I think it may be because of the blood. This woman’s blood flowed out of her, through no fault of her own, making her unacceptable in the neighborhood in which she lived, and, they believed, unacceptable to God, yes, to God. These rules were to keep God’s people holy, and to keep God holy as well, maybe even to keep God from getting messy.
We continue today with boundaries and barriers that keep us apart, outward appearances that are no fault of our own, inward realities that are no fault of our own. But because some are certain there is a particular set of rules one must follow, they are unwilling to risk the uncertainty, or to risk the messy path of love.
But Jesus changed those rules. Jesus said, the commandments now are, love God, love your neighbor, no exceptions. And yet we keep doing it. We keep people away, we put distance between us, we inflict animosity, because they are not like us. It is as if we need to keep ourselves unaffected, clean even, and it is as if we need to keep God in our box of holiness, orderliness, surely not messiness.
But we needn’t worry about God; God can take care of Godself, much better than we can. God is found in all sorts of objectionable places, places where hungry people live, places where unhoused people live, places where boundaries are erected and walls are built. And yet, we see God in those places, in the faces of all of God’s beloveds. We see God in those places, in the faces of the helpers, those who go running toward trouble, those who go running toward violence and sadness. We see God in the faces of those whose color, language, and culture is unlike our own.
In Jesus’ life, and in Jesus’ journey to the cross, and in Jesus’ love on the cross, Jesus crossed boundaries. Jesus risked the messy path. Jesus heals any who need healing, regardless of their status, regardless of who they are, regardless of who they even believe in. And on that cross, Jesus healed the one who hung next to him, who uttered the words, “remember me, when you come into your kingdom”, and who does the same for us, regardless of our status, our holiness, our orderliness.
Jesus’ life and power is connected to us too, just like that woman who touched his fringe. We are connected to love, we are connected to healing, we are connected to dignity by that same umbilical cord of life and power. We see God in one another, in our hurts, our messiness, our vulnerability. We are connected to each other, Jesus not only reaches out to touch us, Jesus embraces us.
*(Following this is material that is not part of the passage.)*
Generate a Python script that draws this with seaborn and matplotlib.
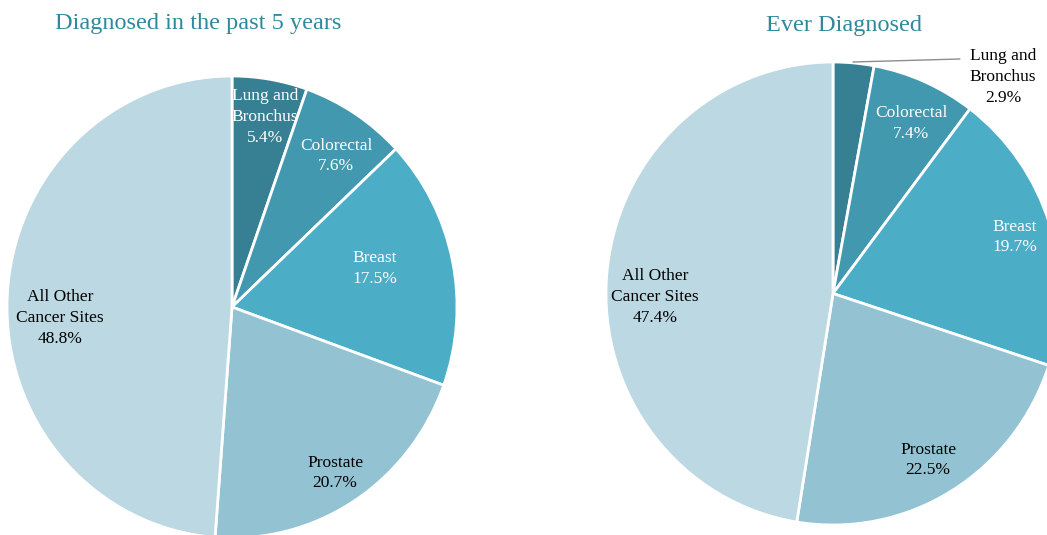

We follow the one who makes people free, the one who unbinds, the one who heals. We follow Jesus who crosses boundaries, who goes to the margins, who overcomes obstacles in the service of the kingdom of God. Who comes to us in the muck and messiness of our lives. We are the followers who cross boundaries to proclaim the good news to the ends of the earth, and the mission is urgent, it feels more urgent every single moment.
The good news is right here. In the midst of that hot mess of a market square, in the midst of the hot mess of our lives, Jesus brings new life, to make people whole, to heal, to empower, through you, and me.
Just like that woman of so long ago, Jesus’ life and power is connected to us too, The good news is right here. Do you feel it? Can you feel it? “She is not dead, she is alive!” Jesus says the same thing to us. Get up, be a part of the Jesus Movement. Stand up, be counted as one who is connected to Jesus; whose blood courses through our veins, whose body is broken for us. Stand up, be counted as one who is connected to Jesus. Stand up, be counted as one who loves God, loves others, and and shows that love to the world.